Time and time again, we benefit from taking a few minutes to consider how best to reach a client with their own paid ads. It sounds wasteful, but we’re talking about pennies a day. On a $12 CPM, which is higher than necessary to ensure quality placement and context, you can show an ad 4 times per day to each of 10 people, at a cost of $14.40 per month. If your client is engaged, or perhaps wondering if their ads are actually reaching people online, it’s worth $10 or $20 a month to show your client their ads “in the wild”.
Consider a frequency cap, of course, and ad pulsing or only running on a couple days per week can help to minimize waste while ensuring adequate reach. When a client discussion starts with them proclaiming that they see their ads all over the place, you’re off to a good start. Digital ads can feel like smoke and mirrors to some clients; we know what they can do, and we take it upon ourselves to truly drive value, but don’t assume that your clients understand all of that, nor that they inherently trust in it.
Paid Search and Facebook (Meta) ads have been atop the list of useful tactics for a while. Viewability is of zero concern with those tactics, and SEM would even have us ignoring ad impressions all together. As you venture into exchange inventory across the web for image and video placements, viewability is something that you should be monitoring. In case someone reading this has the question, IAB deems an ad “viewable” if at least 50% of it is in view for at least 1 second.
We don’t normally suggest 3rd party verification for viewability, nor brand safety, but there are settings, targeting options, and reports available to monitor and control the quality of inventory coming through your DSP buys. It’s important to understand the different targeting options, where you can target or block inventory known to be (a) above the fold, or (b) below the fold, keeping in mind that a lot of placements haven’t been confirmed one way or the other. Targeting only placements known to be ATF will be expensive and limited in scale, but blocking placements known to be below the fold is a safe place to start.
Not all ad impressions are alike, the same way that not all clicks are alike. Once again, proper tracking and clean data are critical. Some of this is also gut feel, where an experienced media buyer can lend insight into the quality of your buy, what options are available to control that quality, and what specific changes would mean to your KPIs and overall performance. Also, don’t completely count placements out just because they’re below the fold, it’s about cost-effectiveness, more than face value.
We’ve recently been revisiting the value that we associate to conversion events like phone calls or form completions. Clients with online purchase events are easily handled, once the technical work is done. For most clients though, associating a value to each conversion event can be exceedingly difficult to get right.
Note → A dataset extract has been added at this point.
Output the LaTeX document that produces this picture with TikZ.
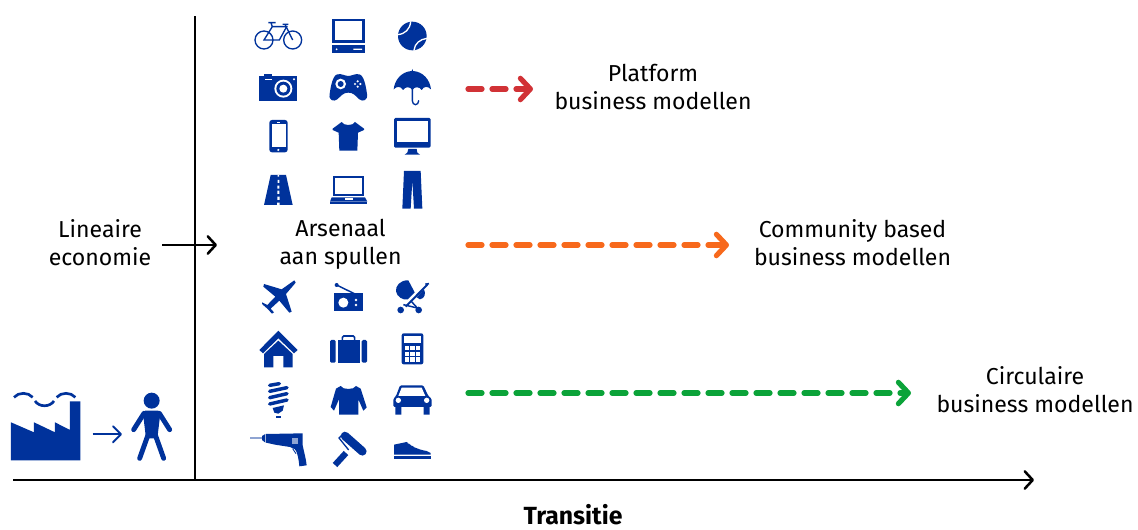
\documentclass[tikz,border=0pt]{standalone}
\usepackage{fontspec}
\setmainfont{Fira Sans}
\usetikzlibrary{arrows.meta}
\definecolor{iconblue}{HTML}{00329B}
\definecolor{dashred}{HTML}{D13236}
\definecolor{dashorange}{HTML}{F7691C}
\definecolor{dashgreen}{HTML}{0BA339}
\definecolor{drillgrey}{HTML}{8FA4D2}
\tikzset{
  x=0.75pt,y=-0.75pt,
  axisline/.style={black,line width=1.9pt,-{Straight Barb[length=6pt,width=13pt,round]}},
  plainaxis/.style={black,line width=1.9pt},
  flowarrow/.style={line width=3.9pt,line cap=round,dash pattern=on 10.5pt off 7.5pt,-{Straight Barb[length=7.5pt,width=16pt,round]}},
  lbl/.style={font=\fontsize{17.3pt}{21pt}\selectfont,align=center,inner sep=0pt,text=black},
  ic/.style={fill=iconblue,draw=none},
  icl/.style={draw=iconblue,fill=none},
  wh/.style={fill=white,draw=none},
  zoomgrid/.style={scale=1/3},
}
\begin{document}
\begin{tikzpicture}
\useasboundingbox (0,0) rectangle (1138,530);
% connector ends
\coordinate (yb) at (195,480);
\coordinate (yt) at (195,16);
\coordinate (xl) at (13,480);
\coordinate (xr) at (1034,480);
\coordinate (la) at (162,245);
\coordinate (lb) at (217,245);
\coordinate (ra) at (468,89);
\coordinate (rb) at (533,89);
\coordinate (oa) at (468,245);
\coordinate (ob) at (729,245);
\coordinate (ga) at (468,393);
\coordinate (gb) at (911,393);
\draw[plainaxis] (yb) -- (yt);
\draw[axisline] (xl) -- (xr);
\draw[axisline] (la) -- (lb);
\draw[flowarrow,dashred] (ra) -- (rb);
\draw[flowarrow,dashorange] (oa) -- (ob);
\draw[flowarrow,dashgreen] (ga) -- (gb);
% labels
\node[lbl] (lineair) at (100,243) {Lineaire\\economie};
\node[lbl] (arsenaal) at (340.5,244.5) {Arsenaal\\aan spullen};
\node[lbl] (platform) at (653,87) {Platform\\business modellen};
\node[lbl] (community) at (852.5,243) {Community based\\business modellen};
\node[lbl] (circulaire) at (1035,390) {Circulaire\\business modellen};
\node[lbl,font=\fontsize{18.6pt}{21pt}\selectfont\bfseries] (transitie) at (573,514.5) {Transitie};
% ---- row group 1
\begin{scope}[shift={(240,10)},zoomgrid]
 % bike
 \begin{scope}[icl,line width=1pt]
  \draw (72,90) circle (27);
  \draw (158,90) circle (27);
  \draw (72,90) -- (97,50) -- (140,50) -- (118,90) -- cycle;
  \draw (97,50) -- (93,38) (85,38) -- (107,38);
  \draw (158,90) -- (135,43) -- (145,43) (128,43) -- (135,43);
 \end{scope}
 % computer
 \draw[icl,line width=1.8pt] (280,30) rectangle (371,95);
 \fill[ic] (277,106) rectangle (374,130);
 \fill[wh] (290,118) circle (3) (340,116) rectangle (366,120);
 % ball
 \fill[ic] (517,78) circle (43);
 \draw[white,line width=1pt] (473,74) .. controls (495,72) and (510,58) .. (512,35);
 \draw[white,line width=1pt] (522,121) .. controls (524,100) and (540,88) .. (561,85);
 % camera
 \fill[ic] (58,198) rectangle (172,272);
 \fill[ic] (72,192) rectangle (96,200);
 \fill[wh] (76,207) rectangle (96,210);
 \fill[wh] (162,208) circle (3.5);
 \fill[wh] (130,236) circle (27);
 \fill[ic] (130,236) circle (21);
 \fill[wh] (130,236) circle (12);
 % gamepad
 \fill[ic] (292,193) .. controls (305,190) and (315,198) .. (325,198) .. controls (335,198) and (345,190) .. (358,193)
   .. controls (372,196) and (378,230) .. (381,252) .. controls (384,272) and (368,276) .. (358,268)
   .. controls (345,256) and (340,248) .. (325,248) .. controls (310,248) and (305,256) .. (292,268)
   .. controls (282,276) and (265,272) .. (269,252) .. controls (272,230) and (278,196) .. (292,193) -- cycle;
 \fill[wh] (302,222) circle (16);
 \fill[ic] (302,222) circle (9);
 \fill[wh] (353,214) circle (3.6) (353,230) circle (3.6) (345,222) circle (3.6) (361,222) circle (3.6);
 % umbrella
 \fill[ic] (517,177) -- (519,183) .. controls (550,185) and (570,210) .. (573,238)
   .. controls (563,228) and (552,228) .. (545,240) .. controls (538,230) and (525,228) .. (517,240)
   .. controls (509,228) and (496,230) .. (489,240) .. controls (482,228) and (471,228) .. (461,238)
   .. controls (464,210) and (484,185) .. (515,183) -- cycle;
 \draw[icl,line width=1pt,line cap=round] (517,235) -- (517,272) .. controls (517,288) and (536,288) .. (536,272);
\end{scope}
% ---- row group 2
\begin{scope}[shift={(240,110)},zoomgrid]
 % phone
 \fill[ic,rounded corners=2pt] (88,30) rectangle (143,127);
 \fill[wh] (95,42) rectangle (137,112);
 \fill[wh] (110,36) rectangle (120,39);
 \fill[wh] (115,120) circle (3.5);
 % shirt
 \fill[ic] (305,36) .. controls (310,48) and (340,48) .. (345,36) -- (372,56) -- (372,60) -- (354,68) -- (352,122) -- (298,122) -- (296,68) -- (278,60) -- (278,56) -- cycle;
 % monitor
 \fill[ic,rounded corners=1pt] (462,24) rectangle (572,113);
 \fill[wh] (470,32) rectangle (564,97);
 \fill[ic] (505,117) -- (530,117) -- (532,128) -- (540,134) -- (494,134) -- (502,128) -- cycle;
 % road
 \fill[ic] (92,195) -- (138,195) -- (158,285) -- (72,285) -- cycle;
 \fill[wh] (113,195) rectangle (117,200) (113,210) rectangle (118,219) (112,227) rectangle (118,236) (112,242) rectangle (118,252) (112,260) rectangle (119,270) (111,278) rectangle (119,285);
 % laptop
 \draw[icl,line width=1.3pt] (282,200) rectangle (368,256);
 \fill[ic] (275,262) -- (375,262) -- (382,275) -- (270,275) -- cycle;
 \fill[wh] (315,265) rectangle (338,270);
 \fill[ic] (270,277) rectangle (380,281);
 % jeans
 \fill[ic] (492,183) -- (542,183) -- (547,296) -- (522,296) -- (517,212) -- (512,296) -- (487,296) -- cycle;
\end{scope}
% ---- row group 3
\begin{scope}[shift={(240,270)},zoomgrid]
 % plane
 \fill[ic] (163,31) -- (167,38) -- (138,72) -- (155,125) -- (148,128) -- (118,92) -- (92,116) -- (102,127) -- (96,131) -- (82,116) -- (67,103) -- (66,97) -- (82,105) -- (106,80) -- (70,50) -- (72,42) -- (125,58) -- cycle;
 % radio
 \fill[ic] (283,70) rectangle (368,122);
 \draw[icl,line width=1.1pt] (290,45) -- (345,72);
 \fill[ic] (290,45) circle (6);
 \fill[wh] (310,98) circle (15);
 \fill[wh] (348,90) circle (4) (348,105) circle (4);
 % stroller
 \fill[ic] (505,31) .. controls (480,30) and (466,48) .. (468,64) .. controls (470,80) and (490,92) .. (503,88) -- (524,67) -- cycle;
 \fill[ic] (530,82) -- (552,58) .. controls (558,70) and (555,85) .. (540,88) -- cycle;
 \draw[icl,line width=1.5pt] (497,110) -- (562,44);
 \draw[icl,line width=1.3pt] (556,43) -- (567,41);
 \draw[icl,line width=1.1pt] (490,104) -- (532,114);
 \draw[icl,line width=1.1pt] (512,92) -- (532,114);
 \fill[ic] (482,120) circle (10) (536,120) circle (10);
 % house
 \fill[ic] (58,240) -- (115,182) -- (173,240) -- (162,250) -- (115,205) -- (69,250) -- cycle;
 \fill[ic] (72,252) -- (115,212) -- (158,252) -- (158,292) -- (130,292) -- (130,258) -- (100,258) -- (100,292) -- (72,292) -- cycle;
 % suitcase
 \fill[ic] (293,210) rectangle (360,278);
 \fill[ic,rounded corners=1pt] (270,210) rectangle (287,278);
 \fill[ic,rounded corners=1pt] (365,210) rectangle (381,278);
 \draw[icl,line width=1.2pt,rounded corners=1pt] (307,210) -- (307,198) -- (344,198) -- (344,210);
 % calculator
 \fill[ic,rounded corners=1.5pt] (485,190) rectangle (550,283);
 \fill[wh] (493,199) rectangle (542,218);
 \foreach \cx in {495,511,527} \foreach \cy in {228,245,262} \fill[wh] (\cx,\cy) rectangle +(13,13);
\end{scope}
% ---- row group 4
\begin{scope}[shift={(240,372)},zoomgrid]
 % bulb
 \begin{scope}[icl,line width=2.6pt,line cap=round]
  \draw (89,40) -- (118,35);
  \draw (89,58) -- (141,47);
  \draw (89,77) -- (141,65);
  \draw (89,96) -- (141,84);
 \end{scope}
 \fill[ic] (98,108) -- (132,100) -- (128,116) -- (115,125) -- (103,122) -- cycle;
 \fill[ic] (107,132) rectangle (124,137);
 % sweater
 \fill[ic] (302,42) .. controls (308,54) and (342,54) .. (348,42) -- (362,50) -- (380,106) -- (370,116) -- (355,82) -- (355,128) -- (297,128) -- (297,82) -- (282,116) -- (272,105) -- (288,50) -- cycle;
 % car
 \fill[ic,rounded corners=1pt] (480,40) -- (550,40) -- (565,72) -- (575,80) -- (575,105) -- (460,105) -- (460,80) -- (468,72) -- cycle;
 \fill[wh] (485,47) -- (545,47) -- (556,72) -- (475,72) -- cycle;
 \fill[wh] (475,85) circle (8) (560,85) circle (8);
 \fill[ic] (466,105) rectangle (484,128) (551,105) rectangle (569,128);
 % drill
 \fill[drillgrey] (30,196) rectangle (66,200);
 \fill[ic] (66,192) -- (76,186) -- (76,212) -- (66,204) -- cycle;
 \fill[ic] (78,186) -- (188,184) -- (188,220) .. controls (192,240) and (198,260) .. (200,280) -- (178,283) .. controls (176,260) and (172,240) .. (165,232) -- (150,225) -- (105,218) -- (78,212) -- cycle;
 \fill[drillgrey] (155,198) rectangle (175,215);
 \draw[icl,line width=0.6pt] (158,230) -- (168,245);
 % roller
 \draw[icl,line width=6.4pt,line cap=round] (315,192) -- (367,238);
 \draw[icl,line width=1pt] (312,184) -- (297,198) -- (326,234);
 \draw[icl,line width=4.6pt] (318,243) -- (285,279);
 % shoe
 \fill[ic] (462,218) -- (500,210) .. controls (515,222) and (530,232) .. (560,237) -- (572,243) -- (572,248) -- (462,248) -- cycle;
 \fill[ic] (462,252) rectangle (572,260);
 \fill[wh] (505,213) circle (1.8) (515,219) circle (1.8) (525,225) circle (1.8);
\end{scope}
% ---- factory, person
\begin{scope}[shift={(0,380)},zoomgrid]
 \fill[ic] (33,127) -- (102,157) -- (102,127) -- (165,157) -- (165,127) -- (210,150) -- (210,64) -- (241,64) -- (241,241) -- (33,241) -- cycle;
 \begin{scope}[icl,line width=2pt,line cap=butt]
  \draw (42,52) .. controls (55,36) and (85,36) .. (98,52);
  \draw (105,63) .. controls (118,82) and (149,82) .. (162,63);
  \draw (170,52) .. controls (183,36) and (213,36) .. (226,52);
 \end{scope}
 \coordinate (fa) at (278,163);
 \coordinate (fb) at (366,163);
 \draw[iconblue,line width=1.5pt,-{Straight Barb[length=6pt,width=12pt,round]}] (fa) -- (fb);
 \fill[ic] (455,62) circle (24);
 \fill[ic,rounded corners=2pt] (428,92) -- (482,92) -- (472,175) -- (438,175) -- cycle;
 \begin{scope}[icl,line width=3.7pt,line cap=round]
  \draw (432,100) -- (401,149);
  \draw (478,100) -- (509,149);
  \draw (444,165) -- (419,235);
  \draw (466,165) -- (491,235);
 \end{scope}
\end{scope}
\end{tikzpicture}
\end{document}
Consider this little problem from a different perspective; it’s less important that you know exactly what a conversion is worth, and more important that you know what each conversion is worth in relation to the other conversions. We often use a scale of 1 to 100. In that scale, with your most valuable conversion being worth “100”, and the other conversions falling somewhere in that scale? Maybe a phone call is worth 1/2 what an online form is worth, and you might ignore calls that come from branded SEM traffic as those are a unique circumstance. Maybe calls over 2 or 3 minutes are worth 100, while shorter calls are worth less. You might also have things like newsletter sign-ups, coupons or white paper downloads, or even sessions over a certain duration. Those little things can be helpful to feed back to ad platforms as signals to help guide ad campaigns, but you’ll need to use them properly or you’ll drive yourself off the rails.
Value is only part of the equation, of course. Attribution modeling is a different topic but exactly what you’re attributing is just as important.
Paid Search is easily covered these days, albeit often by inexperienced, well-meaning staffers as an entry into digital ad management. Beyond that, do your chops extend beyond Google Ads and into the real DSP realm? Can you execute storyboard (sequential images depicted to each user) or high-end video campaigns, like full episode CTV/OTT? Does your digital game extend to streaming audio or digital billboards, interior signage, and other Out of Home placements?
What about localized, specialized, scalable campaigns? Can you handle 1,000 individual franchise campaigns with varying budgets and reporting needs? Do you have the capacity to launch, pace, track, and report on 1,000 paid ad campaigns?
Are you integrating GA4 data in your ad performance reporting, monitoring for bad clicks and verifying conversion information? Can you integrate offline call and conversion data with your performance reports, or at least monitor for up-ticks in untracked conversions? Is your data consolidated and automated for ease of use, made available and depicted properly for each client?
Beyond simply fulfilling an ad buy, are you refreshing creative appropriately and looking for areas of optimization, day-parts, or geo/demo segments worth pruning or focusing on directly? Do you fulfill an order, or are you pushing your clients to move budget among channels and targets to maximize overall performance?
Perhaps most importantly, do you have someone to whom you can turn and ask questions like this?